I see 11.2/16 in my table.
-----Original Message----- From: deleskie@gmail.com [mailto:deleskie@gmail.com] Sent: Saturday, June 19, 2010 10:10 AM To: Michael Dillon; Lee Howard Cc: nanog@nanog.org; Todd Underwood Subject: Re: Todd Underwood was a little late
I just checked all those /8's none of them are in the table.
-jim Sent from my BlackBerry device on the Rogers Wireless Network
-----Original Message----- From: Michael Dillon <wavetossed@googlemail.com> Date: Sat, 19 Jun 2010 17:39:07 To: Lee Howard<lee@asgard.org> Cc: <nanog@nanog.org>; Todd Underwood<toddunder@gmail.com> Subject: Re: Todd Underwood was a little late
" "Registered but unrouted" would include space that is in use in large
private networks that aren't visible from your standard sources for route views, such as U.S. DoD (6, 11, 22, 26, 28, 29, 30 /8) or U.K. MoD (25/8).
Have you verified each of these address ranges or are you just a mindless robot repeating urban legends?
By your definition, there is an awful lot more "registered but unrouted" space and researchers have been reporting on this for 10 years or more. In order to correctly identify what you think you are talking about, you need to take into account the date a range was registered and the date that you scanned the data. If the difference between the two dates is less than some small number, say one year, then it is probably routed space which has not yet been routed but soon will be. Different people will want to set that breakpoint at different timescales for obvious reasons.
I encourage someone to do the work to list all such ranges along with the dates, and supply them as a feed, like Cymru does. Best would be to allow the feed recipient to filter based on age of block.
I've heard that some organizations are growing beyond rfc1918 space
Many organizations have grown beyond RFC 1918 space. The first ones that made it known publicly were cable companies about 15 years ago.
And lets not forget that RFC 1597 and 1918 were relatively recent inventions. Before that, many organizations did "adopt" large chunks of class A space. One that I know of used everything from 1/8 to 8/8 and there were multiple disjoint instances of 1/8 in their many global networks. People have been building global networks with X.25 and frame relay transport layers for a lot longer than many realize. And the Internet did not become larger than these private networks until sometime in 1999 or so.
and starting to use addresses like these already (for devices not capable of IPv6) for internal networking (not publically routed).

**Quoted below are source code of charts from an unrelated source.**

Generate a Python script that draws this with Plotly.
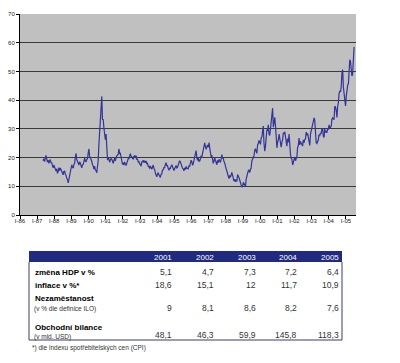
import plotly.graph_objects as go
import pandas as pd

# ---------------- data: oil price (USD/bbl), two readings per month ----------------
start_month = "1987-05"
price_values = [
    # 1987 May-Dec
    18.9, 19.6, 18.6, 19.4, 20.8, 19.6, 18.4, 19.1, 18.0, 18.8, 19.3, 18.2, 18.2, 17.2, 16.4, 17.4,
    # 1988
    16.9, 16.0, 15.3, 16.1, 14.5, 15.1, 16.5, 15.5, 16.4, 15.6, 15.5, 14.6,
    14.0, 15.1, 15.4, 14.2, 13.8, 12.7, 12.4, 11.2, 12.8, 13.2, 15.0, 16.4,
    # 1989
    17.5, 16.6, 16.3, 17.6, 18.0, 20.0, 21.5, 19.3, 18.6, 17.9, 17.4, 18.5,
    18.1, 17.2, 16.4, 17.4, 17.6, 18.6, 19.8, 18.8, 18.5, 19.4, 19.6, 21.6,
    # 1990
    23.0, 20.1, 20.1, 19.2, 18.8, 17.6, 17.1, 16.0, 17.0, 15.7, 15.5, 14.7,
    16.4, 18.8, 24.5, 29.5, 33.0, 38.8, 41.3, 33.3, 33.2, 30.2, 28.8, 26.2,
    # 1991
    28.2, 20.0, 19.1, 20.0, 19.6, 18.4, 19.2, 19.7, 19.5, 18.7, 18.0, 18.9,
    19.8, 18.9, 20.0, 20.6, 20.8, 21.2, 23.0, 21.4, 21.5, 20.0, 19.1, 17.6,
    # 1992
    18.2, 17.4, 18.5, 17.8, 17.2, 18.0, 19.1, 19.6, 19.6, 20.5, 21.4, 20.4,
    20.3, 19.7, 19.5, 20.4, 20.6, 19.8, 20.7, 19.4, 19.4, 18.5, 18.6, 17.7,
    # 1993
    17.7, 17.0, 18.7, 18.4, 19.1, 18.3, 18.9, 18.2, 18.8, 17.9, 18.0, 16.9,
    16.9, 16.2, 17.1, 16.4, 16.0, 16.7, 17.4, 16.2, 15.8, 14.5, 14.1, 13.3,
    # 1994
    14.5, 14.6, 13.9, 13.2, 13.1, 14.1, 14.4, 15.6, 15.7, 16.5, 16.5, 17.6,
    18.2, 17.2, 17.2, 16.2, 15.6, 16.3, 16.2, 17.0, 17.5, 16.8, 16.1, 15.5,
    # 1995
    16.2, 16.5, 17.2, 16.4, 16.6, 17.4, 18.0, 18.9, 18.5, 17.4, 17.2, 16.3,
    16.1, 15.4, 16.4, 15.8, 16.9, 16.2, 16.3, 16.1, 17.1, 17.0, 18.0, 19.1,
    # 1996
    18.6, 17.3, 18.0, 19.2, 19.6, 21.8, 22.4, 20.1, 19.0, 19.9, 18.7, 18.8,
    19.6, 20.5, 20.3, 21.5, 22.6, 23.8, 25.1, 23.8, 22.9, 23.8, 24.4, 23.6,
    # 1997
    25.2, 23.3, 21.6, 20.1, 20.9, 19.6, 18.0, 18.8, 19.9, 19.1, 18.2, 17.5,
    19.0, 18.2, 19.4, 18.5, 18.3, 19.5, 21.0, 19.8, 19.7, 18.5, 18.1, 17.0,
    # 1998
    16.1, 14.9, 14.7, 13.7, 12.7, 13.8, 13.1, 13.9, 14.8, 13.9, 12.6, 11.8,
    12.5, 11.6, 12.3, 11.7, 14.1, 13.0, 13.0, 12.2, 11.6, 10.4, 9.7, 10.1,
    # 1999
    11.4, 10.7, 10.7, 9.9, 12.4, 13.4, 15.2, 15.4, 15.7, 14.8, 15.9, 16.3,
    18.8, 19.4, 20.3, 20.6, 22.6, 23.1, 22.2, 21.5, 24.4, 24.9, 26.0, 24.8,
    # 2000
    24.6, 26.8, 27.2, 29.4, 31.0, 25.0, 22.2, 23.8, 26.1, 29.8, 29.4, 31.4,
    28.1, 27.7, 30.0, 32.8, 34.0, 37.2, 30.6, 33.0, 34.0, 31.0, 27.6, 23.4,
    # 2001
    25.4, 26.2, 28.2, 26.8, 25.6, 23.6, 25.4, 26.2, 28.6, 28.4, 29.0, 26.5,
    25.2, 24.0, 26.6, 25.4, 28.2, 22.0, 21.1, 19.8, 19.4, 17.4, 18.8, 19.0,
    # 2002
    20.2, 18.9, 20.4, 20.5, 23.5, 24.1, 26.8, 24.4, 25.6, 25.2, 24.4, 24.0,
    26.2, 25.1, 26.3, 26.5, 28.9, 27.8, 28.4, 26.3, 24.4, 24.2, 28.2, 29.1,
    # 2003
    30.8, 31.2, 32.9, 33.8, 33.2, 26.1, 25.2, 24.9, 25.5, 26.2, 28.0, 27.5,
    28.6, 28.2, 30.2, 30.0, 27.4, 27.0, 30.2, 28.8, 29.1, 28.7, 30.0, 29.9,
    # 2004
    31.4, 30.2, 30.6, 31.0, 33.4, 33.8, 33.4, 33.4, 37.9, 37.6, 36.4, 34.0,
    37.8, 39.0, 42.4, 43.2, 42.9, 44.8, 49.4, 50.6, 44.4, 42.1, 40.0, 38.0,
    # 2005 Jan-Jun
    41.4, 44.1, 45.4, 45.8, 51.9, 54.1, 53.4, 51.1, 48.4, 49.1, 53.9, 58.5,
]

tick_years = list(range(1986, 2006))
tick_labels = ["I-%02d" % (y % 100) for y in tick_years]
y_ticks = [0, 10, 20, 30, 40, 50, 60, 70]

# table data
table_years = ["2001", "2002", "2003", "2004", "2005"]
row_labels = ["změna HDP v %", "inflace v %*", "Nezaměstanost", "Obchodní bilance"]
row_sublabels = ["", "", "(v % dle definice ILO)", "(v mld. USD)"]
gdp_change = ["5,1", "4,7", "7,3", "7,2", "6,4"]
inflation = ["18,6", "15,1", "12", "11,7", "10,9"]
unemployment = ["9", "8,1", "8,6", "8,2", "7,6"]
trade_balance = ["48,1", "46,3", "59,9", "145,8", "118,3"]
footnote = "*) dle indexu spotřebitelských cen (CPI)"

# ---------------- build dates ----------------
months = pd.period_range(start=start_month, periods=len(price_values) // 2, freq="M")
dates = []
for m in months:
    dates.append(pd.Timestamp(year=m.year, month=m.month, day=8))
    dates.append(pd.Timestamp(year=m.year, month=m.month, day=23))

W, H = 400, 363
def px(x):
    return x / W
def py(y):
    return 1 - y / H

fig = go.Figure()
fig.add_trace(go.Scatter(
    x=dates, y=price_values, mode="lines",
    line=dict(color="#333399", width=1.2),
    hoverinfo="skip", showlegend=False,
))

FONT = "Liberation Sans, Arial, sans-serif"

fig.update_layout(
    template="none",
    width=W, height=H,
    margin=dict(l=0, r=0, t=0, b=0, pad=0),
    paper_bgcolor="white",
    plot_bgcolor="#c0c0c0",
    font=dict(family=FONT, color="#000"),
    showlegend=False,
    xaxis=dict(
        type="date",
        automargin=False,
        domain=[px(12), px(348)],
        range=["1986-01-01", "2005-08-03"],
        tickmode="array",
        tickvals=[pd.Timestamp(year=y, month=1, day=1) for y in tick_years],
        ticktext=tick_labels,
        tickfont=dict(size=6, color="#222"),
        ticks="outside", ticklen=3, tickcolor="#000", tickwidth=1,
        ticklabelstandoff=-3,
        showline=True, linecolor="#000", linewidth=1,
        showgrid=False, zeroline=False, fixedrange=True,
    ),
    yaxis=dict(
        automargin=False,
        domain=[py(207), py(6)],
        range=[0, 70],
        tickmode="array", tickvals=y_ticks,
        tickfont=dict(size=6, color="#222"),
        ticks="outside", ticklen=3, tickcolor="#000", tickwidth=1,
        showline=True, linecolor="#000", linewidth=1,
        showgrid=True, gridcolor="#3a3a3a", gridwidth=1.4,
        zeroline=False, fixedrange=True,
    ),
)

# ---------------- table ----------------
tbl_left, tbl_right = 21, 334
hdr_top, hdr_bot = 243, 254
tbl_bot = 332
col_right = [166, 208, 250, 291, 333]
label_x = 25

shapes = [
    dict(type="rect", xref="paper", yref="paper", x0=px(tbl_left), x1=px(tbl_right),
         y0=py(hdr_bot), y1=py(hdr_top), fillcolor="#1f2a80", line=dict(width=0)),
    dict(type="path", xref="paper", yref="paper",
         path="M %f %f L %f %f L %f %f L %f %f" % (
             px(tbl_left), py(hdr_bot), px(tbl_left), py(tbl_bot),
             px(tbl_right), py(tbl_bot), px(tbl_right), py(hdr_bot)),
         line=dict(color="#3a3a66", width=1)),
]
fig.update_layout(shapes=shapes)

ann = []
for j, yr in enumerate(table_years):
    ann.append(dict(x=px(col_right[j]), y=py(249), text=yr, xanchor="right", yanchor="middle",
                    font=dict(size=8, color="white", family=FONT)))

label_y = [264, 277, 290, 319]
sub_y = [None, None, 301, 329]
value_y = [264, 277, 300, 327]
rows_values = [gdp_change, inflation, unemployment, trade_balance]
for i, lab in enumerate(row_labels):
    ann.append(dict(x=px(label_x), y=py(label_y[i]), text="<b>%s</b>" % lab,
                    xanchor="left", yanchor="middle",
                    font=dict(size=8, color="#000", family=FONT)))
    if row_sublabels[i]:
        ann.append(dict(x=px(label_x - 1), y=py(sub_y[i]), text=row_sublabels[i],
                        xanchor="left", yanchor="middle",
                        font=dict(size=6.5, color="#333", family=FONT)))
    for j, v in enumerate(rows_values[i]):
        ann.append(dict(x=px(col_right[j]), y=py(value_y[i]), text=v,
                        xanchor="right", yanchor="middle",
                        font=dict(size=8.5, color="#333", family=FONT)))

ann.append(dict(x=px(22), y=py(340), text=footnote, xanchor="left", yanchor="middle",
                font=dict(size=6.5, color="#333", family=FONT)))

for a in ann:
    a.update(xref="paper", yref="paper", showarrow=False)
fig.update_layout(annotations=ann)

fig.write_html("out.html")
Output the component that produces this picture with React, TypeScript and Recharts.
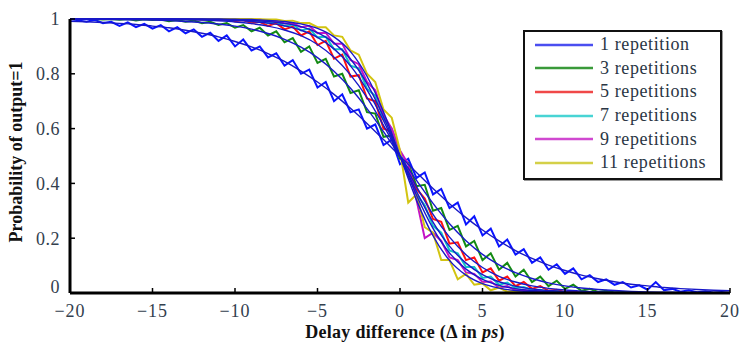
import React from "react";
import { LineChart, Line, XAxis, YAxis, Legend, Label } from "recharts";

// x sampling grid (step 0.5 ps) and the integer grid used by the fitted curves
const delays = Array.from({ length: 81 }, (_, i) => -20 + i * 0.5);
const xTicks = [-20, -15, -10, -5, 0, 5, 10, 15, 20];
const yTicks = [0, 0.2, 0.4, 0.6, 0.8, 1];

const seriesNames = [
  "1 repetition",
  "3 repetitions",
  "5 repetitions",
  "7 repetitions",
  "9 repetitions",
  "11 repetitions",
];

// measured probabilities, x = -20 .. 20 step 0.5
const rep1 = [
  1.0, 0.995, 0.99, 0.997, 0.985, 0.99, 0.975, 0.988, 0.97, 0.982, 0.965, 0.978,
  0.955, 0.97, 0.948, 0.962, 0.935, 0.95, 0.92, 0.94, 0.9, 0.925, 0.885, 0.9,
  0.86, 0.875, 0.83, 0.85, 0.8, 0.815, 0.75, 0.77, 0.7, 0.725, 0.66, 0.67, 0.6,
  0.615, 0.54, 0.56, 0.47, 0.49, 0.42, 0.44, 0.36, 0.38, 0.31, 0.33, 0.25, 0.28,
  0.21, 0.235, 0.17, 0.195, 0.14, 0.16, 0.11, 0.13, 0.085, 0.105, 0.07, 0.09,
  0.05, 0.065, 0.04, 0.05, 0.03, 0.04, 0.02, 0.028, 0.012, 0.04, 0.01, 0.015,
  0.005, 0.01, 0.003, 0.006, 0.002, 0.004, 0,
];
const rep3 = [
  1, 1, 1, 1, 0.998, 1, 0.997, 1, 0.995, 0.999, 0.996, 0.998, 0.992, 0.996,
  0.99, 0.994, 0.985, 0.99, 0.978, 0.985, 0.968, 0.978, 0.955, 0.968, 0.94,
  0.955, 0.915, 0.93, 0.88, 0.9, 0.84, 0.855, 0.79, 0.8, 0.73, 0.74, 0.66,
  0.655, 0.57, 0.575, 0.49, 0.475, 0.39, 0.395, 0.3, 0.31, 0.23, 0.245, 0.17,
  0.19, 0.12, 0.145, 0.085, 0.11, 0.06, 0.085, 0.04, 0.06, 0.025, 0.045, 0.015,
  0.03, 0.008, 0.015, 0.004, 0.008, 0.002, 0.004, 0, 0, 0, 0, 0, 0, 0, 0, 0, 0,
  0, 0, 0,
];
const rep5 = [
  1, 1, 1, 1, 1, 1, 1, 1, 1, 1, 1, 1, 1, 1, 1, 1, 0.998, 1, 0.996, 0.999, 0.992,
  0.996, 0.985, 0.99, 0.975, 0.985, 0.962, 0.972, 0.94, 0.955, 0.905, 0.92,
  0.855, 0.87, 0.79, 0.795, 0.71, 0.7, 0.6, 0.59, 0.5, 0.45, 0.38, 0.345, 0.27,
  0.26, 0.18, 0.185, 0.12, 0.13, 0.075, 0.09, 0.045, 0.06, 0.025, 0.04, 0.015,
  0.025, 0.008, 0.012, 0.003, 0.006, 0, 0.002, 0, 0, 0, 0, 0, 0, 0, 0, 0, 0, 0,
  0, 0, 0, 0, 0, 0,
];
const rep7 = [
  1, 1, 1, 1, 1, 1, 1, 1, 1, 1, 1, 1, 1, 1, 1, 1, 1, 1, 1, 0.999, 0.996, 0.998,
  0.992, 0.995, 0.985, 0.99, 0.975, 0.98, 0.958, 0.965, 0.933, 0.935, 0.89,
  0.89, 0.83, 0.82, 0.745, 0.72, 0.635, 0.6, 0.51, 0.44, 0.36, 0.32, 0.245,
  0.22, 0.155, 0.145, 0.095, 0.095, 0.055, 0.06, 0.03, 0.038, 0.018, 0.022,
  0.01, 0.012, 0.004, 0.006, 0, 0, 0, 0, 0, 0, 0, 0, 0, 0, 0, 0, 0, 0, 0, 0, 0,
  0, 0, 0, 0,
];
const rep9 = [
  1, 1, 1, 1, 1, 1, 1, 1, 1, 1, 1, 1, 1, 1, 1, 1, 1, 1, 1, 1, 1, 0.999, 0.996,
  0.998, 0.992, 0.994, 0.984, 0.985, 0.97, 0.975, 0.948, 0.95, 0.91, 0.91, 0.85,
  0.835, 0.77, 0.74, 0.65, 0.6, 0.52, 0.47, 0.34, 0.2, 0.22, 0.19, 0.13, 0.12,
  0.075, 0.07, 0.04, 0.042, 0.02, 0.025, 0.01, 0.012, 0.005, 0.006, 0, 0, 0, 0,
  0, 0, 0, 0, 0, 0, 0, 0, 0, 0, 0, 0, 0, 0, 0, 0, 0, 0, 0,
];
const rep11 = [
  1, 1, 1, 1, 1, 1, 1, 1, 1, 1, 1, 1, 1, 1, 1, 1, 1, 1, 1, 1, 1, 1, 1, 0.999,
  0.998, 0.998, 0.993, 0.994, 0.985, 0.985, 0.97, 0.97, 0.94, 0.935, 0.885,
  0.87, 0.8, 0.77, 0.67, 0.64, 0.52, 0.33, 0.36, 0.24, 0.22, 0.12, 0.12, 0.05,
  0.07, 0.03, 0.035, 0.01, 0.02, 0.005, 0.008, 0, 0, 0, 0, 0, 0, 0, 0, 0, 0, 0,
  0, 0, 0, 0, 0, 0, 0, 0, 0, 0, 0, 0, 0, 0, 0,
];

// fitted curves, x = -20 .. 20 step 1
const fit1 = [
  0.992, 0.99, 0.987, 0.984, 0.98, 0.974, 0.968, 0.959, 0.948, 0.935, 0.918,
  0.898, 0.874, 0.845, 0.81, 0.77, 0.725, 0.674, 0.619, 0.56, 0.5, 0.44, 0.381,
  0.326, 0.275, 0.23, 0.19, 0.155, 0.126, 0.102, 0.082, 0.065, 0.052, 0.041,
  0.032, 0.026, 0.02, 0.016, 0.013, 0.01, 0.008,
];
const fit3 = [
  0.999, 0.999, 0.999, 0.998, 0.997, 0.996, 0.994, 0.991, 0.987, 0.982, 0.974,
  0.963, 0.947, 0.926, 0.897, 0.859, 0.809, 0.747, 0.673, 0.589, 0.5, 0.411,
  0.327, 0.253, 0.191, 0.141, 0.103, 0.074, 0.053, 0.037, 0.026, 0.018, 0.013,
  0.009, 0.006, 0.004, 0.003, 0.002, 0.001, 0.001, 0.001,
];
const fit5 = [
  1, 1, 1, 1, 1, 0.999, 0.998, 0.997, 0.996, 0.993, 0.989, 0.983, 0.974, 0.96,
  0.939, 0.907, 0.86, 0.796, 0.713, 0.612, 0.5, 0.388, 0.287, 0.204, 0.14,
  0.093, 0.061, 0.04, 0.026, 0.017, 0.011, 0.007, 0.004, 0.003, 0.002, 0.001, 0,
  0, 0, 0, 0,
];
const fit7 = [
  1, 1, 1, 1, 1, 1, 1, 0.999, 0.998, 0.997, 0.995, 0.991, 0.985, 0.975, 0.959,
  0.933, 0.891, 0.829, 0.741, 0.629, 0.5, 0.371, 0.259, 0.171, 0.109, 0.067,
  0.041, 0.025, 0.015, 0.009, 0.005, 0.003, 0.002, 0.001, 0, 0, 0, 0, 0, 0, 0,
];
const fit9 = [
  1, 1, 1, 1, 1, 1, 1, 1, 0.999, 0.998, 0.997, 0.995, 0.991, 0.984, 0.972, 0.95,
  0.913, 0.854, 0.764, 0.643, 0.5, 0.357, 0.236, 0.146, 0.087, 0.05, 0.028,
  0.016, 0.009, 0.005, 0.003, 0.002, 0.001, 0, 0, 0, 0, 0, 0, 0, 0,
];
const fit11 = [
  1, 1, 1, 1, 1, 1, 1, 1, 1, 1, 0.999, 0.998, 0.995, 0.991, 0.982, 0.966, 0.935,
  0.881, 0.791, 0.661, 0.5, 0.339, 0.209, 0.119, 0.065, 0.034, 0.018, 0.009,
  0.005, 0.002, 0.001, 0, 0, 0, 0, 0, 0, 0, 0, 0, 0,
];

const reps = [rep1, rep3, rep5, rep7, rep9, rep11];
const fits = [fit1, fit3, fit5, fit7, fit9, fit11];
const lineColors = ["#0a14ff", "#138a13", "#ff1010", "#12c4c4", "#c412c4", "#d2c410"];
const legendColors = ["#4a4ef0", "#3a9a3a", "#f04848", "#48d4d4", "#d048d0", "#d4d048"];
const fitColor = "#1818c8";

const data = delays.map((x, i) => {
  const row: Record<string, number | undefined> = { x };
  reps.forEach((r, k) => {
    row[`r${k}`] = r[i];
    row[`f${k}`] = i % 2 === 0 ? fits[k][i / 2] : undefined;
  });
  return row;
});

const serif = '"Liberation Serif"';
const tickColor = "#33404e";
const minus = (v: number) => String(v).replace("-", "\u2212");

// x tick labels
const XTick = (props: any) => {
  const { x, y, payload } = props;
  return (
    <text
      x={x}
      y={y}
      dy="0.71em"
      textAnchor="middle"
      style={{ fontFamily: serif, fontSize: 18, letterSpacing: 1 }}
      fill={tickColor}
    >
      {minus(payload.value)}
    </text>
  );
};

// y tick labels; the "0" sits a little higher so it clears the "−20" below it
const YTick = (props: any) => {
  const { x, y, payload } = props;
  const lift = payload.value === 0 ? -6 : 0;
  return (
    <text
      x={x}
      y={y + lift}
      dy="0.355em"
      textAnchor="end"
      style={{ fontFamily: serif, fontSize: 18, letterSpacing: 0.5 }}
      fill={tickColor}
    >
      {payload.value}
    </text>
  );
};

const LegendBox = () => (
  <div
    style={{
      width: 199,
      height: 150,
      boxSizing: "border-box",
      border: "2.5px solid #111",
      background: "#fff",
      padding: "1px 0 0 10px",
      fontFamily: serif,
      fontSize: 18,
      letterSpacing: 0.6,
      color: "#2a3644",
      boxShadow: "1px 1px 0 #999",
    }}
  >
    {seriesNames.map((name, k) => (
      <div key={name} style={{ display: "flex", alignItems: "center", height: 23.6 }}>
        <svg width={60} height={6} style={{ marginRight: 5 }}>
          <line x1={0} y1={3} x2={58} y2={3} stroke={legendColors[k]} strokeWidth={2.5} />
        </svg>
        <span>{name}</span>
      </div>
    ))}
  </div>
);

export default function App() {
  return (
    <div style={{ width: 741, height: 345, background: "#fff" }}>
      <style>{`body{margin:0}`}</style>
      <LineChart
        width={741}
        height={345}
        data={data}
        margin={{ top: 19, right: 11, left: 30, bottom: 22 }}
      >
        <XAxis
          dataKey="x"
          type="number"
          domain={[-20, 20]}
          ticks={xTicks}
          height={30}
          axisLine={{ stroke: "#000", strokeWidth: 3 }}
          tickLine={{ stroke: "#000", strokeWidth: 1.5 }}
          tickSize={-5}
          tickMargin={16}
          tick={<XTick />}
        >
          <Label
            content={() => (
              <text
                x={405}
                y={338}
                textAnchor="middle"
                style={{ fontFamily: serif, fontWeight: "bold", fontSize: 18, letterSpacing: 0.3 }}
                fill="#111"
              >
                Delay difference (Δ in <tspan fontStyle="italic">ps</tspan>)
              </text>
            )}
          />
        </XAxis>
        <XAxis
          xAxisId="top"
          dataKey="x"
          type="number"
          orientation="top"
          domain={[-20, 20]}
          ticks={xTicks}
          height={0}
          axisLine={{ stroke: "#000", strokeWidth: 1.8 }}
          tickLine={{ stroke: "#000", strokeWidth: 1.5 }}
          tickSize={-5}
          tick={false}
        />
        <YAxis
          type="number"
          domain={[0, 1]}
          ticks={yTicks}
          width={40}
          axisLine={{ stroke: "#000", strokeWidth: 3 }}
          tickLine={{ stroke: "#000", strokeWidth: 1.5 }}
          tickSize={-5}
          tickMargin={15}
          tick={<YTick />}
        >
          <Label
            content={() => (
              <text
                x={16}
                y={152}
                dy="0.35em"
                transform="rotate(-90 16 152)"
                textAnchor="middle"
                style={{ fontFamily: serif, fontWeight: "bold", fontSize: 18 }}
                fill="#111"
              >
                Probability of output=1
              </text>
            )}
          />
        </YAxis>
        <YAxis
          yAxisId="right"
          type="number"
          orientation="right"
          domain={[0, 1]}
          ticks={yTicks}
          width={0}
          axisLine={{ stroke: "#000", strokeWidth: 1.8 }}
          tickLine={{ stroke: "#000", strokeWidth: 1.5 }}
          tickSize={-5}
          tick={false}
        />
        <Legend
          layout="horizontal"
          verticalAlign="middle"
          align="center"
          content={() => <LegendBox />}
          wrapperStyle={{ left: 523, top: 30, right: "auto", bottom: "auto", width: 199, height: 150 }}
        />
        {seriesNames.map((name, k) => (
          <Line
            key={name}
            dataKey={`r${k}`}
            name={name}
            type="linear"
            stroke={lineColors[k]}
            strokeWidth={2}
            dot={false}
            isAnimationActive={false}
          />
        ))}
        {seriesNames.map((name, k) => (
          <Line
            key={`fit-${name}`}
            dataKey={`f${k}`}
            name={`${name} fit`}
            type="monotone"
            connectNulls
            stroke={fitColor}
            strokeWidth={1.4}
            dot={false}
            legendType="none"
            isAnimationActive={false}
          />
        ))}
      </LineChart>
    </div>
  );
}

I believe this is generally considered bad citizenship, but I'm interested in why?
Stupidity. Many people have no historical perspective and think that the only users of I{P address space that matter are ISPs. I don't consider it bad citizenship if the "adopted" space is not routed publicly, and even the definition of "publicly" is hard to pin down. If someone wants to route such space to a 100 or so ASNs in Russia, Kazakhstan, Kirghizstan, Uzbekistan, Afghanistan and China, then I don't think that they are blatantly being bad Internet citizens. Particularly if they carefully chose whose addresses to "adopt".
Is there a range most people camp on?
No. And it would be dumb to do that. Smarter is to use some range that nobody else is known to be camping on except the registrant and their network is geographically distant from yours.
--Michael Dillon
P.S. At this point, the IPv6 transition has failed, unlike the Y2K transition, and some level of crisis is unavoidable. In desperate times, people take desparate measures, and "adopting" IP address ranges that are not used by others in your locality seems a reasonable thing to do when economic survival is at stake.
P.P.S. I saw a report that someone, somewhere, had analysed some data which indicates that IP address allocation rates are increasing and there is a real possibility that we will runout by the end of this year, 2010. Does anyone know where I can find the actual analysis that led to this report?